Pada bulan Juni 2013, Kepala Staf Angkatan Darat Jenderal Raymond Odierno menyetujui pendirian Sekolah Cyber Angkatan Darat AS di Fort Gordon. Misi sekolah ini untuk menyatukan dan mengintegrasikan pelatihan dan karir bidang Cyber. Tugas pokok sekolah ini adalah menyediakan prajurit siber yang terampil, gesit dan terlatih dengan standar Departemen Pertahanan dalam rangka menangkal semua intrusi dari dunia siber.
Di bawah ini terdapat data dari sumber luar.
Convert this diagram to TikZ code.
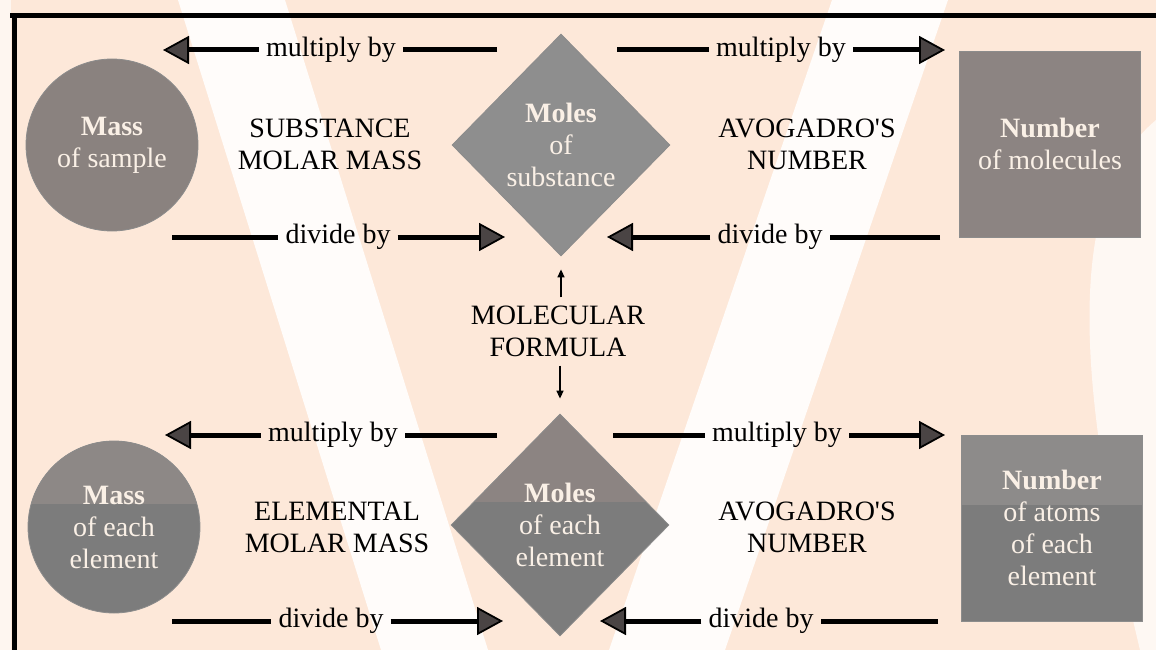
\documentclass[tikz,border=0pt]{standalone}
\usepackage{fontspec}
\newfontfamily\lib{Liberation Serif}
\usetikzlibrary{shapes.geometric,arrows.meta}
\definecolor{bg}{HTML}{FDE8D9}
\definecolor{band}{HTML}{FFFCFA}
\definecolor{cA}{HTML}{8A827F}
\definecolor{dA}{HTML}{8E8E8E}
\definecolor{sA}{HTML}{8C8482}
\definecolor{cB}{HTML}{7C7C7C}
\definecolor{dB}{HTML}{7C7C7C}
\definecolor{sB}{HTML}{7C7C7C}
\definecolor{cBt}{HTML}{8D8886}
\definecolor{dBt}{HTML}{8C8482}
\definecolor{sBt}{HTML}{8D8B8A}
\definecolor{txtc}{HTML}{FAF0E6}
\definecolor{tipgray}{HTML}{4A4444}
\tikzset{
  lbl/.style={font=\lib\fontsize{28}{32}\selectfont, align=center, inner sep=0pt, text=black},
  alab/.style={font=\lib\fontsize{28}{32}\selectfont, inner ysep=0pt, inner xsep=7pt, text=black},
  shp/.style={font=\lib\fontsize{28}{32}\selectfont, align=center, inner sep=0pt, text=txtc, draw=black!45, line width=0.8pt},
  circ/.style={shp, circle, minimum size=172pt},
  dia/.style={shp, diamond, minimum width=218pt, minimum height=222pt},
  sqr/.style={shp, rectangle, minimum width=181pt, minimum height=186pt},
  toppart/.style={path picture={\fill[#1] (path picture bounding box.north west) rectangle ([yshift=23pt]path picture bounding box.east);}},
  conn/.style={line width=5pt},
  arr/.style={line width=5pt, -{Triangle[length=26pt,width=28pt,line width=1.8pt,fill=tipgray]}},
  sarr/.style={line width=1.4pt, -{Triangle[length=8pt,width=7pt]}},
  frame/.style={line width=5pt}
}
\begin{document}
\begin{tikzpicture}[x=1pt,y=-1pt]
\useasboundingbox (0,0) rectangle (1156,650);
% background with watermark bands
\fill[bg] (0,0) rectangle (1156,650);
\fill[band] (178,0) -- (285,0) -- (488,650) -- (381,650) -- cycle;
\fill[band] (832,0) -- (948,0) -- (725,650) -- (609,650) -- cycle;
\fill[band, opacity=0.8] (1156,120) .. controls (1060,200) and (1080,400) .. (1140,650) -- (1156,650) -- cycle;
\fill[band, opacity=0.7] (0,0) rectangle (11,650);
% frame
\draw[frame] (10,16) -- (1156,16);
\draw[frame] (14,14) -- (14,650);
% main nodes
\node[circ, fill=cA] (ms) at (112,145) {\textbf{Mass}\\of sample};
\node[dia, fill=dA] (mol) at (561,145) {\textbf{Moles}\\of\\substance};
\node[sqr, fill=sA] (nm) at (1050,144) {\textbf{Number}\\of molecules};
\node[circ, fill=cB, toppart=cBt] (me) at (114,527) {\textbf{Mass}\\of each\\element};
\node[dia, fill=dB, toppart=dBt] (mole) at (560,525) {\textbf{Moles}\\of each\\element};
\node[sqr, fill=sB, toppart=sBt] (na) at (1052,528) {\textbf{Number}\\of atoms\\of each\\element};
% text labels
\node[lbl] (sm) at (330,144) {SUBSTANCE\\MOLAR MASS};
\node[lbl] (av1) at (807,144) {AVOGADRO'S\\NUMBER};
\node[lbl] (em) at (337,527) {ELEMENTAL\\MOLAR MASS};
\node[lbl] (av2) at (807,527) {AVOGADRO'S\\NUMBER};
\node[lbl] (mf) at (558,331) {MOLECULAR\\FORMULA};
% molecular formula arrows
\draw[sarr, shorten <=8pt, shorten >=13pt] (mf.north -| mol.south) -- (mol.south);
\draw[sarr, shorten <=9pt, shorten >=15pt] (mf.south -| mole.north) -- (mole.north);
% arrow end coordinates
\coordinate (a1s) at (497,50);  \coordinate (a1e) at (163,50);
\coordinate (a2s) at (617,50);  \coordinate (a2e) at (945,50);
\coordinate (a3s) at (172,237); \coordinate (a3e) at (505,237);
\coordinate (a4s) at (940,237); \coordinate (a4e) at (607,237);
\coordinate (b1s) at (497,435); \coordinate (b1e) at (165,435);
\coordinate (b2s) at (613,435); \coordinate (b2e) at (945,435);
\coordinate (b3s) at (172,621); \coordinate (b3e) at (503,621);
\coordinate (b4s) at (938,621); \coordinate (b4e) at (600,621);
% labels on arrows
\node[alab] (l1) at (331,50) {multiply by};
\node[alab] (l2) at (781,50) {multiply by};
\node[alab] (l3) at (338,237) {divide by};
\node[alab] (l4) at (770,237) {divide by};
\node[alab] (k1) at (333,435) {multiply by};
\node[alab] (k2) at (777,435) {multiply by};
\node[alab] (k3) at (331,621) {divide by};
\node[alab] (k4) at (761,621) {divide by};
% arrows
\draw[conn] (a1s) -- (l1.east); \draw[arr] (l1.west) -- (a1e);
\draw[conn] (a2s) -- (l2.west); \draw[arr] (l2.east) -- (a2e);
\draw[conn] (a3s) -- (l3.west); \draw[arr] (l3.east) -- (a3e);
\draw[conn] (a4s) -- (l4.east); \draw[arr] (l4.west) -- (a4e);
\draw[conn] (b1s) -- (k1.east); \draw[arr] (k1.west) -- (b1e);
\draw[conn] (b2s) -- (k2.west); \draw[arr] (k2.east) -- (b2e);
\draw[conn] (b3s) -- (k3.west); \draw[arr] (k3.east) -- (b3e);
\draw[conn] (b4s) -- (k4.east); \draw[arr] (k4.west) -- (b4e);
\end{tikzpicture}
\end{document}
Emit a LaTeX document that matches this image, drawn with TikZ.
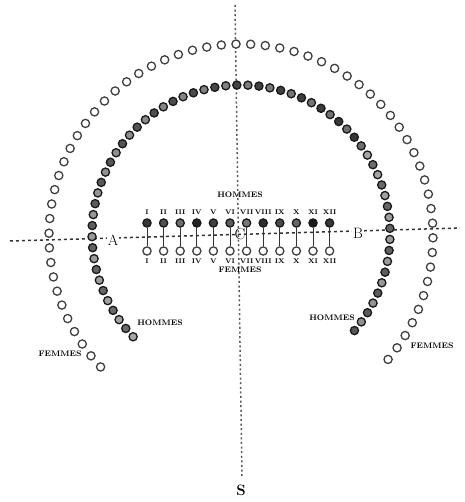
\documentclass[tikz,border=0pt]{standalone}
\usepackage{tikz}
\usetikzlibrary{positioning}
\tikzset{
  femme/.style={circle, draw=black!75, fill=white, line width=1.3pt, minimum size=8.2pt, inner sep=0pt},
  homme/.style={circle, draw=black!90, line width=1.3pt, minimum size=8.2pt, inner sep=0pt},
  axeh/.style={line width=1.5pt, black!80, dash pattern=on 3pt off 3pt},
  axev/.style={line width=1.5pt, black!65, dash pattern=on 2pt off 2.6pt},
  numeral/.style={font=\fontsize{6.8}{6.8}\selectfont\bfseries, inner sep=0pt},
  rowlabel/.style={font=\fontsize{8}{8}\selectfont\bfseries, inner sep=0pt},
  letter/.style={font=\fontsize{15}{15}\selectfont, fill=white, inner sep=1pt}
}
\begin{document}
\begin{tikzpicture}[x=1pt,y=-1pt]
  \useasboundingbox (0,0) rectangle (464,502);

  % axes
  \coordinate (west) at (10,241);
  \coordinate (east) at (460,228);
  \coordinate (north) at (235,5);
  \coordinate (south) at (242,478);
  \draw[axeh] (west) -- (east);
  \draw[axev] (north) -- (south);

  % outer ring: femmes
  \foreach \i in {0,...,60}{
    \pgfmathsetmacro\ang{223-\i*263/60}
    \node[femme] (of\i) at ({241+192*cos(\ang)},{236-192*sin(\ang)}) {};
  }

  % inner ring: hommes
  \foreach \i in {0,...,62}{
    \pgfmathsetmacro\ang{223.6-\i*264/62}
    \pgfmathtruncatemacro\tone{35+mod(\i*23,45)}
    \node[homme, fill=black!\tone] (ih\i) at ({241+149*cos(\ang)},{234-149*sin(\ang)}) {};
  }

  % the twelve pairs
  \foreach \n [count=\i] in {I,II,III,IV,V,VI,VII,VIII,IX,X,XI,XII}{
    \pgfmathsetmacro\xx{147+(\i-1)*16.6}
    \pgfmathtruncatemacro\tone{50+mod(\i*29,40)}
    \node[homme, fill=black!\tone] (h\i) at (\xx,223) {};
    \node[femme] (f\i) at (\xx,251) {};
    \draw[line width=1pt, black!80] (h\i) -- (f\i);
    \node[numeral] (nh\i) at (\xx,212) {\n};
    \node[numeral] (nf\i) at (\xx,261.5) {\n};
  }

  \node[rowlabel] (hommes) at (240,195) {HOMMES};
  \node[rowlabel] (femmes) at (240,270) {FEMMES};
  \node[rowlabel] (hommesg) at (160,323) {HOMMES};
  \node[rowlabel] (femmesg) at (60,354) {FEMMES};
  \node[rowlabel] (hommesd) at (332,318) {HOMMES};
  \node[rowlabel] (femmesd) at (432,346) {FEMMES};

  \node[letter] (a) at (113,240) {A};
  \node[letter] (b) at (358,233) {B};
  \node[letter, fill=none, font=\fontsize{16}{16}\selectfont] (c) at (240,234) {C};
  \node[letter, font=\fontsize{15}{15}\selectfont\bfseries] (s) at (241,490) {S};
\end{tikzpicture}
\end{document}
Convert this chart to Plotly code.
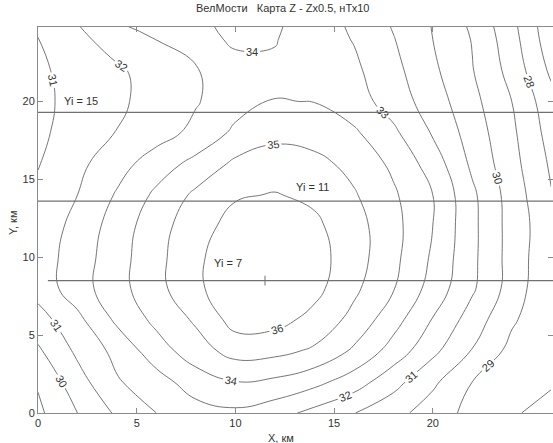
import plotly.graph_objects as go

# grid coordinates (km)
x_km = [0, 2, 4, 6, 8, 10, 12, 14, 16, 18, 20, 22, 24, 26]
y_km = [0, 2, 4, 6, 8, 10, 12, 14, 16, 18, 20, 22, 24, 25]

# Z values (rows follow y_km, columns follow x_km)
z_y0  = [28.8, 30.0, 31.15, 32.0, 32.6, 32.8, 32.4, 31.7, 31.03, 30.35, 29.5, 28.7, 28.05, 27.85]
z_y2  = [29.1, 30.6, 31.9, 32.6, 33.5, 33.98, 33.8, 33.3, 32.5, 31.35, 30.2, 29.0, 28.45, 28.05]
z_y4  = [29.85, 31.2, 32.3, 33.55, 34.55, 35.4, 35.3, 34.85, 33.85, 32.6, 31.25, 29.95, 28.7, 28.1]
z_y6  = [30.58, 31.75, 33.2, 34.25, 35.15, 36.4, 36.35, 35.7, 34.7, 33.4, 31.95, 30.55, 29.15, 28.2]
z_y8  = [31.4, 32.54, 33.64, 34.67, 35.82, 36.6, 36.85, 36.3, 35.21, 34.06, 32.6, 31.15, 29.57, 28.1]
z_y10 = [31.5, 32.47, 33.6, 34.7, 35.8, 36.65, 36.9, 36.4, 35.45, 34.27, 32.85, 31.23, 29.6, 28.2]
z_y12 = [31.4, 32.3, 33.47, 34.59, 35.6, 36.35, 36.55, 36.2, 35.4, 34.33, 33.0, 31.25, 29.6, 28.3]
z_y14 = [31.2, 32.0, 33.1, 34.2, 35.2, 35.9, 36.05, 35.8, 35.1, 34.15, 33.0, 31.2, 29.55, 28.05]
z_y16 = [30.95, 31.75, 32.6, 33.5, 34.3, 35.2, 35.5, 35.3, 34.7, 33.8, 32.55, 30.8, 29.35, 27.85]
z_y18 = [30.8, 31.44, 32.03, 32.58, 33.26, 34.2, 34.7, 34.55, 34.15, 33.2, 31.9, 30.55, 29.2, 27.6]
z_y20 = [30.75, 31.33, 31.83, 32.36, 32.92, 33.6, 34.03, 33.98, 33.45, 32.55, 31.5, 30.3, 29.0, 27.35]
z_y22 = [30.85, 31.32, 31.86, 32.4, 32.92, 33.6, 33.85, 33.6, 33.2, 32.3, 31.2, 30.05, 28.65, 26.8]
z_y24 = [30.98, 31.75, 32.45, 33.02, 33.55, 34.2, 34.05, 33.5, 32.95, 32.05, 31.0, 29.95, 28.4, 26.4]
z_y25 = [31.15, 32.0, 32.95, 33.4, 33.78, 34.3, 34.15, 33.5, 32.82, 31.9, 30.95, 29.8, 28.27, 26.3]

z_rows = [z_y0, z_y2, z_y4, z_y6, z_y8, z_y10, z_y12, z_y14, z_y16,
          z_y18, z_y20, z_y22, z_y24, z_y25]

# profile lines
profile_y = [19.3, 13.6, 8.5]
profile_x_start = [0, 0, 0.5]
profile_labels = ["Yi = 15", "Yi = 11", "Yi = 7"]
profile_label_x = [2.2, 13.9, 9.6]
profile_label_y = [20.0, 14.5, 9.6]

center_point = (11.5, 8.5)

x_max = 26.09
y_max = 24.78

font_family = "Liberation Sans, Arial, sans-serif"

fig = go.Figure()

fig.add_trace(go.Contour(
    x=x_km, y=y_km, z=z_rows,
    contours=dict(start=27, end=36, size=1, coloring="lines",
                  showlabels=True,
                  labelfont=dict(size=11, color="#333333", family=font_family)),
    line=dict(width=0.9, smoothing=1.3),
    colorscale=[[0, "#666666"], [1, "#666666"]],
    showscale=False,
    hoverinfo="skip",
))

for yv, xs in zip(profile_y, profile_x_start):
    fig.add_trace(go.Scatter(x=[xs, x_max], y=[yv, yv], mode="lines",
                             line=dict(color="#707070", width=1.2),
                             showlegend=False, hoverinfo="skip"))

fig.add_trace(go.Scatter(x=[center_point[0]], y=[center_point[1]], mode="markers",
                         marker=dict(symbol="line-ns", size=7,
                                     line=dict(color="#707070", width=1)),
                         showlegend=False, hoverinfo="skip"))

# dummy trace for right-side ticks
fig.add_trace(go.Scatter(x=[0], y=[0], yaxis="y2", mode="markers",
                         marker=dict(opacity=0), showlegend=False,
                         hoverinfo="skip"))

for lbl, lx, ly in zip(profile_labels, profile_label_x, profile_label_y):
    fig.add_annotation(x=lx, y=ly, text=lbl, showarrow=False, xanchor="center",
                       font=dict(size=11, color="#333333", family=font_family))

fig.add_annotation(xref="paper", yref="paper", x=0.474, y=1.0, yshift=19,
                   xanchor="center", yanchor="middle",
                   text="ВелМости   Карта Z - Zx0.5, нТх10", showarrow=False,
                   font=dict(size=11, color="#333333", family=font_family))
fig.add_annotation(xref="paper", yref="paper", x=0.472, y=-0.064,
                   xanchor="center", yanchor="middle",
                   text="X, км", showarrow=False,
                   font=dict(size=11, color="#333333", family=font_family))
fig.add_annotation(xref="paper", yref="paper", x=-0.05, y=0.493,
                   xanchor="center", yanchor="middle",
                   text="Y, км", showarrow=False, textangle=-90,
                   font=dict(size=11, color="#333333", family=font_family))

axis_common = dict(showgrid=False, zeroline=False, ticks="inside", ticklen=5,
                   tickcolor="#8a8a8a", linecolor="#8a8a8a", linewidth=1,
                   tickfont=dict(size=11, color="#333333", family=font_family))

fig.update_layout(
    width=553, height=443,
    margin=dict(l=38, r=0, t=27, b=30),
    paper_bgcolor="white", plot_bgcolor="white",
    showlegend=False,
    xaxis=dict(range=[0, x_max], tickvals=[0, 5, 10, 15, 20],
               showline=True, mirror="ticks", **axis_common),
    yaxis=dict(range=[0, y_max], tickvals=[0, 5, 10, 15, 20],
               showline=True, mirror=False, **axis_common),
    yaxis2=dict(range=[0, y_max], tickvals=[0, 5, 10, 15, 20], overlaying="y",
                side="right", showticklabels=False, showline=False,
                showgrid=False, zeroline=False, ticks="inside", ticklen=5,
                tickcolor="#8a8a8a"),
)

fig.write_html("out.html")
Fokus keahlian yang dihasilkan adalah para perwira masa depan dengan keterampilan Cyber Operations Officer, Teknisi Operasi Cyber dan Spesialis Operasi Cyber. Prajurit – prajurit yang dihasilkan ini terus diasah pengetahuan dan keterampilannya agar bisa beradaptasi dengan tantangan nyata di dunia siber. Termasuk penyesuaian – penyesuai organisasi dan jenjang karir bagi para prajurit siber ini terus dibenahi, hingga tahun 2018 diintegrasikan dalam sistem elektronik siber.
Akhirnya saat ini memasuki tahun 2019, ARCYBER berada di garis depan teknologi jaringan, mampu memastikan keamanan domain dunia maya sehingga pasukan AS dapat beroperasi dengan cepat, efisien dan aman. Ketika infrastruktur komputer tumbuh semakin maju dan mudah diakses, ARCYBER akan menjadi kekuatan yang selalu ada untuk memastikan keselamatan pasukan Angkatan Darat AS.
Akhirnya tidak ada salahnya jika kita belajar dari keberhasilan negara lain, agar Indonesia pun memiliki pasukan siber yang kualified karena walau bagaimana pun fakta – fakta menunjukkan bahwa medan – medan pertempuran masa depan secara riil berada di ruang – ruang siber. Meskipun tidak berdampak langsung secara destruktif terhadap infrastruktur fisik, namun dampak kerugian yang ditimbulkan bisa melebihi nominal kehancuran fisik itu sendiri.